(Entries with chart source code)
————————

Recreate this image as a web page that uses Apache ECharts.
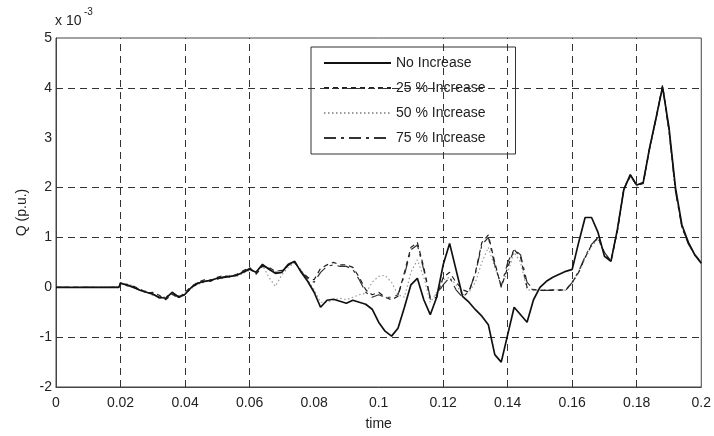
<!DOCTYPE html>
<html>
<head>
<meta charset="utf-8">
<script src="https://cdn.jsdelivr.net/npm/echarts@6/dist/echarts.min.js"></script>
<style>
html,body{margin:0;padding:0;background:#fff;}
#chart{width:714px;height:436px;}
</style>
</head>
<body>
<div id="chart"></div>
<script>
// time axis samples (s)
const time = [0, 0.0195,
0.020,0.022,0.024,0.026,0.028,0.030,0.032,0.034,0.036,0.038,
0.040,0.042,0.044,0.046,0.048,0.050,0.052,0.054,0.056,0.058,
0.060,0.062,0.064,0.066,0.068,0.070,0.072,0.074,0.076,0.078,
0.080,0.082,0.084,0.086,0.088,0.090,0.092,0.094,0.096,0.098,
0.100,0.102,0.104,0.106,0.108,0.110,0.112,0.114,0.116,0.118,
0.120,0.122,0.124,0.126,0.128,0.130,0.132,0.134,0.136,0.138,
0.140,0.142,0.144,0.146,0.148,0.150,0.152,0.154,0.156,0.158,
0.160,0.162,0.164,0.166,0.168,0.170,0.172,0.174,0.176,0.178,
0.180,0.182,0.184,0.186,0.188,0.190,0.192,0.194,0.196,0.198,
0.200];

// Q values in units of 1e-3 p.u.
const noIncrease = [0, 0,
0.08,0.05,0.0,-0.06,-0.1,-0.14,-0.2,-0.22,-0.1,-0.2,
-0.14,0.0,0.08,0.12,0.14,0.18,0.2,0.22,0.24,0.3,
0.36,0.3,0.46,0.36,0.28,0.3,0.46,0.52,0.3,0.12,
-0.1,-0.4,-0.26,-0.24,-0.28,-0.32,-0.26,-0.3,-0.34,-0.44,
-0.7,-0.88,-0.98,-0.82,-0.4,0.05,0.18,-0.25,-0.55,-0.2,
0.45,0.88,0.35,-0.18,-0.3,-0.45,-0.58,-0.75,-1.35,-1.5,
-0.95,-0.4,-0.55,-0.7,-0.25,0.0,0.12,0.2,0.26,0.32,
0.36,0.9,1.4,1.4,1.1,0.62,0.52,1.16,1.96,2.26,
2.05,2.1,2.8,3.4,4.02,3.2,2.0,1.25,0.9,0.65,
0.48];

const inc25 = [0, 0,
0.1,0.03,0.02,-0.03,-0.12,-0.1,-0.16,-0.25,-0.14,-0.22,
-0.1,0.02,0.1,0.15,0.12,0.2,0.24,0.2,0.26,0.33,
0.4,0.26,0.42,0.4,0.32,0.34,0.44,0.5,0.32,0.2,
0.15,0.38,0.45,0.5,0.45,0.45,0.4,0.2,-0.05,-0.15,
-0.1,-0.2,-0.25,-0.18,0.3,0.8,0.9,0.4,-0.24,-0.2,
0.2,0.3,0.1,-0.05,-0.1,0.3,0.9,1.05,0.5,0.0,
0.4,0.76,0.6,0.0,-0.05,-0.06,-0.06,-0.05,-0.06,-0.05,
0.1,0.3,0.6,0.85,1.0,0.68,0.52,1.12,1.98,2.22,
2.05,2.08,2.78,3.38,4.05,3.15,1.95,1.22,0.88,0.66,
0.5];

const inc50 = [0, 0,
0.06,0.07,0.03,-0.04,-0.08,-0.16,-0.18,-0.2,-0.12,-0.17,
-0.12,-0.02,0.06,0.1,0.16,0.16,0.18,0.24,0.22,0.28,
0.34,0.32,0.44,0.2,0.02,0.25,0.4,0.48,0.35,0.15,
-0.05,-0.3,-0.3,-0.25,-0.22,-0.25,-0.2,-0.15,-0.12,0.1,
0.22,0.24,0.1,-0.15,-0.2,0.3,0.55,0.2,-0.3,-0.1,
0.15,0.2,0.05,-0.15,-0.1,0.1,0.5,0.8,0.4,0.05,
0.3,0.7,0.5,-0.05,-0.06,-0.06,-0.05,-0.06,-0.05,-0.06,
0.08,0.3,0.58,0.82,0.98,0.66,0.54,1.14,1.97,2.24,
2.03,2.09,2.79,3.39,4.03,3.12,1.92,1.21,0.86,0.64,
0.49];

const inc75 = [0, 0,
0.09,0.04,-0.01,-0.05,-0.09,-0.13,-0.22,-0.2,-0.12,-0.18,
-0.16,0.01,0.09,0.11,0.15,0.17,0.21,0.23,0.25,0.31,
0.38,0.28,0.44,0.38,0.3,0.32,0.45,0.5,0.31,0.18,
0.1,0.3,0.42,0.45,0.42,0.42,0.36,0.15,-0.1,-0.2,
-0.15,-0.2,-0.2,-0.15,0.25,0.75,0.85,0.35,-0.2,-0.15,
0.05,0.2,-0.05,-0.2,-0.08,0.28,0.85,1.0,0.45,0.02,
0.5,0.76,0.65,0.1,-0.04,-0.06,-0.06,-0.06,-0.05,-0.06,
0.1,0.32,0.62,0.86,1.0,0.7,0.53,1.15,1.99,2.25,
2.04,2.1,2.8,3.4,4.04,3.12,1.93,1.2,0.87,0.65,
0.49];

const seriesNames = ['No Increase', '25 % Increase', '50 % Increase', '75 % Increase'];
const xTickLabels = ['0','0.02','0.04','0.06','0.08','0.1','0.12','0.14','0.16','0.18','0.2'];
const yTickLabels = ['-2','-1','0','1','2','3','4','5'];
// grid lines visible in the reference
const xGridLines = [0.02,0.04,0.06,0.12,0.14,0.16,0.18];
const yGridLines = [4,2,1,-1];

const pairs = vals => time.map((t, i) => [t, vals[i]]);

const chart = echarts.init(document.getElementById('chart'), null, {renderer: 'canvas'});
const font = 'Liberation Sans, Arial, sans-serif';

chart.setOption({
  animation: false,
  backgroundColor: '#fff',
  grid: {left: 56, right: 10, top: 38, bottom: 47, show: true, borderColor: '#444', borderWidth: 1, backgroundColor: 'transparent'},
  xAxis: {
    type: 'value', min: 0, max: 0.2, interval: 0.02,
    name: 'time', nameLocation: 'middle', nameGap: 30,
    nameTextStyle: {fontSize: 14, color: '#222', fontFamily: font},
    axisLine: {show: true, onZero: false, lineStyle: {color: '#444', width: 1}},
    axisTick: {show: false},
    splitLine: {show: false},
    axisLabel: {fontSize: 14, color: '#222', fontFamily: font, margin: 9,
      formatter: v => xTickLabels[Math.round(v / 0.02)]}
  },
  yAxis: {
    type: 'value', min: -2, max: 5, interval: 1,
    name: 'Q (p.u.)', nameLocation: 'middle', nameGap: 27, nameRotate: 90,
    nameTextStyle: {fontSize: 14, color: '#222', fontFamily: font},
    axisLine: {show: true, onZero: false, lineStyle: {color: '#444', width: 1}},
    axisTick: {show: false},
    splitLine: {show: false},
    axisLabel: {fontSize: 14, color: '#222', fontFamily: font, margin: 4,
      formatter: v => yTickLabels[Math.round(v + 2)]}
  },
  legend: {
    orient: 'vertical', left: 311, top: 47,
    itemWidth: 67, itemHeight: 14, itemGap: 11,
    padding: [9, 30, 9, 12],
    borderColor: '#333', borderWidth: 1, backgroundColor: '#fff',
    itemStyle: {opacity: 0},
    textStyle: {fontSize: 14, color: '#222', fontFamily: font},
    data: seriesNames
  },
  graphic: [
    {type: 'text', left: 55, top: 14, style: {text: 'x 10', fontSize: 14, fill: '#222', fontFamily: font}},
    {type: 'text', left: 84, top: 7, style: {text: '-3', fontSize: 10, fill: '#222', fontFamily: font}}
  ],
  series: [
    {
      type: 'line', name: 'gridlines', data: [], silent: true, z: 1,
      markLine: {
        symbol: 'none', silent: true, animation: false,
        label: {show: false},
        lineStyle: {color: '#333', type: [7, 5], width: 1},
        data: xGridLines.map(v => ({xAxis: v})).concat(yGridLines.map(v => ({yAxis: v})))
      }
    },
    {type: 'line', name: seriesNames[2], data: pairs(inc50), symbol: 'none', z: 2,
      lineStyle: {color: '#9a9a9a', width: 1.2, type: [1.5, 2.5]}, itemStyle: {color: '#9a9a9a'}},
    {type: 'line', name: seriesNames[3], data: pairs(inc75), symbol: 'none', z: 3,
      lineStyle: {color: '#333', width: 1.2, type: [12, 5, 3, 5]}, itemStyle: {color: '#333'}},
    {type: 'line', name: seriesNames[1], data: pairs(inc25), symbol: 'none', z: 4,
      lineStyle: {color: '#222', width: 1.2, type: [5, 4]}, itemStyle: {color: '#222'}},
    {type: 'line', name: seriesNames[0], data: pairs(noIncrease), symbol: 'none', z: 5,
      lineStyle: {color: '#111', width: 1.7, type: 'solid'}, itemStyle: {color: '#111'}}
  ]
});
</script>
</body>
</html>
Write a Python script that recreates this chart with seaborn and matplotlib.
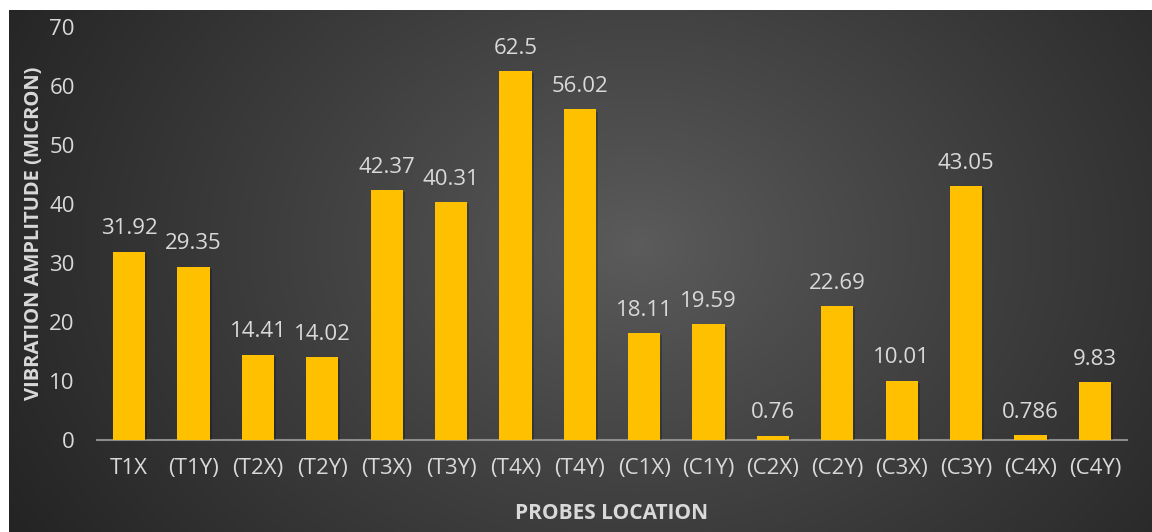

————————

JOB ▸ Copy every line of the records above that holds the word "script".

REPLY ▸
<script src="https://cdn.jsdelivr.net/npm/echarts@6/dist/echarts.min.js"></script>
<script>
</script>
Write a Python script that recreates this chart with seaborn and matplotlib.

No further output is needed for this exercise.